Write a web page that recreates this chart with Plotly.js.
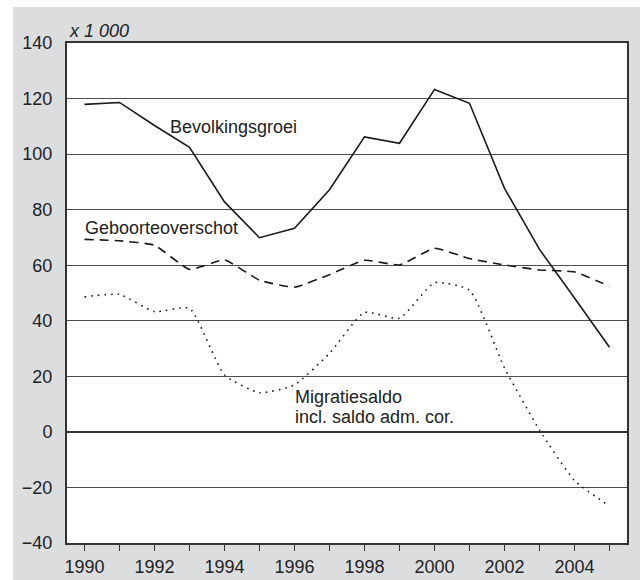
<!DOCTYPE html>
<html>
<head>
<meta charset="utf-8">
<script src="https://cdn.plot.ly/plotly-3.0.1.min.js"></script>
<style>
  body { margin: 0; background: #ffffff; }
  #graph { position: absolute; left: 13px; top: 7px; width: 627px; height: 573px; }
</style>
</head>
<body>
<div id="graph"></div>
<script>
const years = [1990, 1991, 1992, 1993, 1994, 1995, 1996, 1997, 1998, 1999, 2000, 2001, 2002, 2003, 2004, 2005];

// x 1 000
const bevolkingsgroei = [117.9, 118.6, 110.3, 102.4, 82.8, 69.9, 73.3, 87.2, 106.2, 103.9, 123.3, 118.3, 87.7, 65.7, 48.2, 30.5];
const geboorteoverschot = [69.3, 68.8, 67.2, 58.5, 61.9, 54.6, 52.1, 56.6, 61.8, 60.1, 66.1, 62.4, 60.1, 58.3, 57.6, 52.4];
const migratiesaldo = [48.6, 49.5, 43.3, 44.5, 20.5, 14.1, 16.9, 28.3, 43.0, 40.9, 53.7, 51.0, 23.0, 0.7, -17.5, -26.7];

const tickYears = years;
const tickLabels = years.map(y => (y % 2 === 0 ? String(y) : ''));

const font = {family: '"Liberation Sans", Arial, sans-serif', size: 18, color: '#222222'};

const traces = [
    {
        x: years,
        y: bevolkingsgroei,
        mode: 'lines',
        line: {color: '#1a1a1a', width: 1.6},
        hoverinfo: 'skip',
    },
    {
        x: years,
        y: geboorteoverschot,
        mode: 'lines',
        line: {color: '#1a1a1a', width: 1.6, dash: '9px,6px', shape: 'spline', smoothing: 0.4},
        hoverinfo: 'skip',
    },
    {
        x: years,
        y: migratiesaldo,
        mode: 'lines',
        line: {color: '#1a1a1a', width: 1.6, dash: '1.6px,5px', shape: 'spline', smoothing: 0.5},
        hoverinfo: 'skip',
    },
];

const layout = {
    width: 627,
    height: 573,
    paper_bgcolor: '#dcdddf',
    plot_bgcolor: '#ffffff',
    showlegend: false,
    font: font,
    margin: {l: 54, r: 13, t: 36, b: 37, pad: 0},
    xaxis: {
        range: [1989.5, 2005.5],
        tickvals: tickYears,
        ticktext: tickLabels,
        ticks: 'outside',
        ticklen: 6,
        tickwidth: 1.5,
        tickcolor: '#333333',
        showgrid: false,
        zeroline: false,
        showline: true,
        linecolor: '#333333',
        linewidth: 2,
        mirror: true,
        tickfont: font,
    },
    yaxis: {
        range: [-40, 140],
        tickvals: [-40, -20, 0, 20, 40, 60, 80, 100, 120, 140],
        ticktext: ['\u221240', '\u221220', '0', '20', '40', '60', '80', '100', '120', '140'],
        ticks: '',
        ticklabelstandoff: 9,
        showgrid: true,
        gridcolor: '#4d4d4d',
        gridwidth: 1.2,
        zeroline: true,
        zerolinecolor: '#333333',
        zerolinewidth: 2.2,
        showline: true,
        linecolor: '#333333',
        linewidth: 2,
        mirror: true,
        tickfont: font,
    },
    annotations: [
        {
            text: 'x 1 000',
            xref: 'paper', yref: 'paper',
            x: 0, y: 1,
            xanchor: 'left', yanchor: 'bottom',
            showarrow: false,
            font: {family: font.family, size: 18, color: '#222222', style: 'italic'},
        },
        {
            text: 'Bevolkingsgroei',
            x: 1992.39, y: 109.8,
            xanchor: 'left', yanchor: 'middle',
            showarrow: false,
            font: font,
        },
        {
            text: 'Geboorteoverschot',
            x: 1989.95, y: 73.4,
            xanchor: 'left', yanchor: 'middle',
            showarrow: false,
            font: font,
        },
        {
            text: 'Migratiesaldo',
            x: 1995.97, y: 12.7,
            xanchor: 'left', yanchor: 'middle',
            showarrow: false,
            font: font,
        },
        {
            text: 'incl. saldo adm. cor.',
            x: 1995.97, y: 5.5,
            xanchor: 'left', yanchor: 'middle',
            showarrow: false,
            font: font,
        },
    ],
};

Plotly.newPlot('graph', traces, layout, {displayModeBar: false, staticPlot: true});
</script>
</body>
</html>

• • •

Repeat the material above in full and exactly, omitting the pictures.

- **The response**:
Write a web page that recreates this chart with Plotly.js.
<!DOCTYPE html>
<html>
<head>
<meta charset="utf-8">
<script src="https://cdn.plot.ly/plotly-3.0.1.min.js"></script>
<style>
  body { margin: 0; background: #ffffff; }
  #graph { position: absolute; left: 13px; top: 7px; width: 627px; height: 573px; }
</style>
</head>
<body>
<div id="graph"></div>
<script>
const years = [1990, 1991, 1992, 1993, 1994, 1995, 1996, 1997, 1998, 1999, 2000, 2001, 2002, 2003, 2004, 2005];

// x 1 000
const bevolkingsgroei = [117.9, 118.6, 110.3, 102.4, 82.8, 69.9, 73.3, 87.2, 106.2, 103.9, 123.3, 118.3, 87.7, 65.7, 48.2, 30.5];
const geboorteoverschot = [69.3, 68.8, 67.2, 58.5, 61.9, 54.6, 52.1, 56.6, 61.8, 60.1, 66.1, 62.4, 60.1, 58.3, 57.6, 52.4];
const migratiesaldo = [48.6, 49.5, 43.3, 44.5, 20.5, 14.1, 16.9, 28.3, 43.0, 40.9, 53.7, 51.0, 23.0, 0.7, -17.5, -26.7];

const tickYears = years;
const tickLabels = years.map(y => (y % 2 === 0 ? String(y) : ''));

const font = {family: '"Liberation Sans", Arial, sans-serif', size: 18, color: '#222222'};

const traces = [
    {
        x: years,
        y: bevolkingsgroei,
        mode: 'lines',
        line: {color: '#1a1a1a', width: 1.6},
        hoverinfo: 'skip',
    },
    {
        x: years,
        y: geboorteoverschot,
        mode: 'lines',
        line: {color: '#1a1a1a', width: 1.6, dash: '9px,6px', shape: 'spline', smoothing: 0.4},
        hoverinfo: 'skip',
    },
    {
        x: years,
        y: migratiesaldo,
        mode: 'lines',
        line: {color: '#1a1a1a', width: 1.6, dash: '1.6px,5px', shape: 'spline', smoothing: 0.5},
        hoverinfo: 'skip',
    },
];

const layout = {
    width: 627,
    height: 573,
    paper_bgcolor: '#dcdddf',
    plot_bgcolor: '#ffffff',
    showlegend: false,
    font: font,
    margin: {l: 54, r: 13, t: 36, b: 37, pad: 0},
    xaxis: {
        range: [1989.5, 2005.5],
        tickvals: tickYears,
        ticktext: tickLabels,
        ticks: 'outside',
        ticklen: 6,
        tickwidth: 1.5,
        tickcolor: '#333333',
        showgrid: false,
        zeroline: false,
        showline: true,
        linecolor: '#333333',
        linewidth: 2,
        mirror: true,
        tickfont: font,
    },
    yaxis: {
        range: [-40, 140],
        tickvals: [-40, -20, 0, 20, 40, 60, 80, 100, 120, 140],
        ticktext: ['\u221240', '\u221220', '0', '20', '40', '60', '80', '100', '120', '140'],
        ticks: '',
        ticklabelstandoff: 9,
        showgrid: true,
        gridcolor: '#4d4d4d',
        gridwidth: 1.2,
        zeroline: true,
        zerolinecolor: '#333333',
        zerolinewidth: 2.2,
        showline: true,
        linecolor: '#333333',
        linewidth: 2,
        mirror: true,
        tickfont: font,
    },
    annotations: [
        {
            text: 'x 1 000',
            xref: 'paper', yref: 'paper',
            x: 0, y: 1,
            xanchor: 'left', yanchor: 'bottom',
            showarrow: false,
            font: {family: font.family, size: 18, color: '#222222', style: 'italic'},
        },
        {
            text: 'Bevolkingsgroei',
            x: 1992.39, y: 109.8,
            xanchor: 'left', yanchor: 'middle',
            showarrow: false,
            font: font,
        },
        {
            text: 'Geboorteoverschot',
            x: 1989.95, y: 73.4,
            xanchor: 'left', yanchor: 'middle',
            showarrow: false,
            font: font,
        },
        {
            text: 'Migratiesaldo',
            x: 1995.97, y: 12.7,
            xanchor: 'left', yanchor: 'middle',
            showarrow: false,
            font: font,
        },
        {
            text: 'incl. saldo adm. cor.',
            x: 1995.97, y: 5.5,
            xanchor: 'left', yanchor: 'middle',
            showarrow: false,
            font: font,
        },
    ],
};

Plotly.newPlot('graph', traces, layout, {displayModeBar: false, staticPlot: true});
</script>
</body>
</html>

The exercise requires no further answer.